またUIデザインの面でも、ユーザーの「好き」に集中できる、ファン目線のUI設計を意識しました。
具体的には、他のニュースアプリで一般的な、カテゴリタブを横に並べて多くの情報を網羅するUIではなく、好きな選手やチームの情報が集約されるような「タブなし」のUIを採用しています。
▼タブありの「グノシー」(左)に対し、「グノスポ」(右)ではタブなしの4画面で情報集約
さらに、グノスポは同種のアプリの中では後発であり、機能面だけでは見劣りしてしまう懸念がありました。そのため、機能の箇条書きではなく、「メッセージ」という形で想いを伝えることにしました。
▼ユーザーに向けた「メッセージ」
実装予定の機能や、「こんな風にユーザーと関わっていきたい」「私たちも、あなたたちと同じ熱量をもったファンのひとりですよ」とメッセージにすることで、少しでも気にかけてもらえたらと。
このように、「好き」という熱意を社内外に伝播していくことも、より良いプロダクトにしていくためのひとつの方法ではないかと思っています。
複数プロダクトのアセットを活かし、さらなる挑戦を続けていく
大曽根 また今回、技術面での挑戦も積極的に行っています。

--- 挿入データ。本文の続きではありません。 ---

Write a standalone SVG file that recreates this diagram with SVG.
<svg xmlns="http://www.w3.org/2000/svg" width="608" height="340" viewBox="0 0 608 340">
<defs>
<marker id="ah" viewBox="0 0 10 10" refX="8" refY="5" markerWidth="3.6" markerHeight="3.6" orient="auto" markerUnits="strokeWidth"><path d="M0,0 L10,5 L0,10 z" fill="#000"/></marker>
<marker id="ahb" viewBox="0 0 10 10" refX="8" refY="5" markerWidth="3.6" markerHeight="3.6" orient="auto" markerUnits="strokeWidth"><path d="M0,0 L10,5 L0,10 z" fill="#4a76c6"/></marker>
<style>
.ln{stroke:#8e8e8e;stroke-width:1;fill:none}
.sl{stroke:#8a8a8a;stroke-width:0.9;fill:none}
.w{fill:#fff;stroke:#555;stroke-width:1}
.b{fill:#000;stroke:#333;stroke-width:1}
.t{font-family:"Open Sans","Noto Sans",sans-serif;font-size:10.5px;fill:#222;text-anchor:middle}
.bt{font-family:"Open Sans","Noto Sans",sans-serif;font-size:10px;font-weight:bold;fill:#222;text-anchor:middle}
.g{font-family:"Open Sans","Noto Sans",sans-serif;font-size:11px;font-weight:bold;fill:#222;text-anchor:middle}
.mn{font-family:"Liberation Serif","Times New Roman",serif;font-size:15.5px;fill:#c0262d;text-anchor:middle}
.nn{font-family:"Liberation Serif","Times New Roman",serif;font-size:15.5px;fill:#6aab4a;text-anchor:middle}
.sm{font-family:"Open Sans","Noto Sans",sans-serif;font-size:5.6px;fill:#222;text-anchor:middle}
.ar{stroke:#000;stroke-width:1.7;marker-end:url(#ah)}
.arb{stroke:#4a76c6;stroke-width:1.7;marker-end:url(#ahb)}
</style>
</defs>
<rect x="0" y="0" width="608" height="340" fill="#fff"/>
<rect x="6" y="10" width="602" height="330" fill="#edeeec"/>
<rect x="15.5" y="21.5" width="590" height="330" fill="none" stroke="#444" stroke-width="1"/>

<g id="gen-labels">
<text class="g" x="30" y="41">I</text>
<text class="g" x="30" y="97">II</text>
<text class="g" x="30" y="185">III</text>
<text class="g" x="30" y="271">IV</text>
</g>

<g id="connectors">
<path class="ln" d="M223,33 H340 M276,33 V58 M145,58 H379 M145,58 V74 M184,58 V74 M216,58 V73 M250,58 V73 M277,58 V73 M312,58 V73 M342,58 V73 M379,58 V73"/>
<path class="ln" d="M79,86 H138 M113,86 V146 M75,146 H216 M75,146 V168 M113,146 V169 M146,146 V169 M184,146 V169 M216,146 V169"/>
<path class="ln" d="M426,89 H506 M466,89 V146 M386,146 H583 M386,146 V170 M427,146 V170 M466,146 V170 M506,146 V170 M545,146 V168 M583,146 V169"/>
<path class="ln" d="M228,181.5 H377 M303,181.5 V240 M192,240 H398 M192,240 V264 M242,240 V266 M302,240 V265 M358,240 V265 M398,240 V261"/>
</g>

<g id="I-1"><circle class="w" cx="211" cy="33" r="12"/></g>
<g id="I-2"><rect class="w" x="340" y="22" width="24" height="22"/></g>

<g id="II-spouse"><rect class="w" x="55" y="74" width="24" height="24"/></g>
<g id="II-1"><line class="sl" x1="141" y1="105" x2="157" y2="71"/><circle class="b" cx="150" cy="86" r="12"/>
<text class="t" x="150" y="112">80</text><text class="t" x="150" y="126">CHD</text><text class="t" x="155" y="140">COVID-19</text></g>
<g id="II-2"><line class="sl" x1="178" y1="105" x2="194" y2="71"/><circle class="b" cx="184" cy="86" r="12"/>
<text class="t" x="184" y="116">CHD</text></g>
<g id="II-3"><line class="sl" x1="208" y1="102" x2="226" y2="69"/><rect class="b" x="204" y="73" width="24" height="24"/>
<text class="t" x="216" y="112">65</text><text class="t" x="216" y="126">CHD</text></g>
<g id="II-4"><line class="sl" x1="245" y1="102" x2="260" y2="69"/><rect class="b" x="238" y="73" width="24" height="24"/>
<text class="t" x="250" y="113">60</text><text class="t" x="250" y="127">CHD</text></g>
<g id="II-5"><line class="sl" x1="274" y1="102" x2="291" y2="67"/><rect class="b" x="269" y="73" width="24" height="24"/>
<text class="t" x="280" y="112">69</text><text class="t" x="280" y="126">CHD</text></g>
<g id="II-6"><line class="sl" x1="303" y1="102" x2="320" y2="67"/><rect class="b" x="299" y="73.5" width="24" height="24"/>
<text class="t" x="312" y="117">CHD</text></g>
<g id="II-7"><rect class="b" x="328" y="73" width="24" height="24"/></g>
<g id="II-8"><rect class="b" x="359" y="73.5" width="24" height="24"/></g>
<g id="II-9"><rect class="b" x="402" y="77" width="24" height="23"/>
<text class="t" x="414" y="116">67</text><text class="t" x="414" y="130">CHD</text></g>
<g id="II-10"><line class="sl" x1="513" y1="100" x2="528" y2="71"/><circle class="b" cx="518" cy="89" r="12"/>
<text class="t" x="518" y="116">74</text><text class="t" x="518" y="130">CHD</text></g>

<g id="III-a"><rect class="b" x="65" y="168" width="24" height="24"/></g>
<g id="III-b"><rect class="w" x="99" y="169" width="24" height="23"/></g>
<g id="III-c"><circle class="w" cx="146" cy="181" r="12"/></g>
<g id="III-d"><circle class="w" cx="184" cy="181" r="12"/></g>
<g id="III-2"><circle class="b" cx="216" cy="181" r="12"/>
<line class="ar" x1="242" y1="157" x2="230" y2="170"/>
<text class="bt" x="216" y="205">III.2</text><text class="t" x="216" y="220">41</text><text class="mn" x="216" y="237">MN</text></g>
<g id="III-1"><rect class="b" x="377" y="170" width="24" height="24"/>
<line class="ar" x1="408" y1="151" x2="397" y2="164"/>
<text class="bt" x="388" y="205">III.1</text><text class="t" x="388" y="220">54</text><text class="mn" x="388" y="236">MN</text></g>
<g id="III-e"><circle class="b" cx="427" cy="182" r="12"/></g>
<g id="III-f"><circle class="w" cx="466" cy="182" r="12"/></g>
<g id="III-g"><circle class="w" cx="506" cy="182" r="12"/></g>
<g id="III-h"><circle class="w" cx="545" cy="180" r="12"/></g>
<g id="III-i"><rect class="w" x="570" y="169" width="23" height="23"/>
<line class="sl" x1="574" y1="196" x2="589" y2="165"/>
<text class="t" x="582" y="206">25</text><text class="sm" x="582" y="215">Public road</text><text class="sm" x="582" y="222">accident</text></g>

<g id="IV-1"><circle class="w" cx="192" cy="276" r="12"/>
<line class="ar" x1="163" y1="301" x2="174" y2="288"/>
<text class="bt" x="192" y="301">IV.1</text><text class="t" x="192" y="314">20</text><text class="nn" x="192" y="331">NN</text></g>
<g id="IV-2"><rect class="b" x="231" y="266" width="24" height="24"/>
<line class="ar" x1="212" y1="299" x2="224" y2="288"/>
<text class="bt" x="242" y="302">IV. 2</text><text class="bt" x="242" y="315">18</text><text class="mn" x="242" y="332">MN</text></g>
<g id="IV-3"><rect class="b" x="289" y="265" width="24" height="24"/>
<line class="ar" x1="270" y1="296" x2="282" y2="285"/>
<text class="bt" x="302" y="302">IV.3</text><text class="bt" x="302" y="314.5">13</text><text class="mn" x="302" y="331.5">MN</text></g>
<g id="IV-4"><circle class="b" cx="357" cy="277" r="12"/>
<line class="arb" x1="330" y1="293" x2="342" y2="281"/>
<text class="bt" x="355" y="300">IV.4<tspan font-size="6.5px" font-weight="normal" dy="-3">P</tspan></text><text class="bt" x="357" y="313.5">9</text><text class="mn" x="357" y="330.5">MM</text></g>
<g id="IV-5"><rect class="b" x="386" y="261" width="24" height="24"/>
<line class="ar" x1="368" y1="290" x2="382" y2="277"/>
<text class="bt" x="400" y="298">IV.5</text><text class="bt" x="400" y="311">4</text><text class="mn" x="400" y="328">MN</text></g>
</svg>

例えば、今回はインフラ部分にAWSのCloudFormationを導入し、新しいアーキテクチャを構築しました。
Cloud Formationを導入することで、インフラ構築のコード化をより効率良く行うことができるようになりましたね。
こうした新しい技術への挑戦は、現場主導で行っています。
弊社では「何を目指すか」という大きな意思決定は経営陣が行いますが、「どう実現するか」というHOWの部分は、現場の意思決定が尊重されています。
また、この新しいアーキテクチャは、今後の新規プロダクトにも活用できると考えていて。複数プロダクトのアセットを活かして、共通のデータ基盤から分析したり、新しい技術やデザインの知見も横展開していけたらと思っています。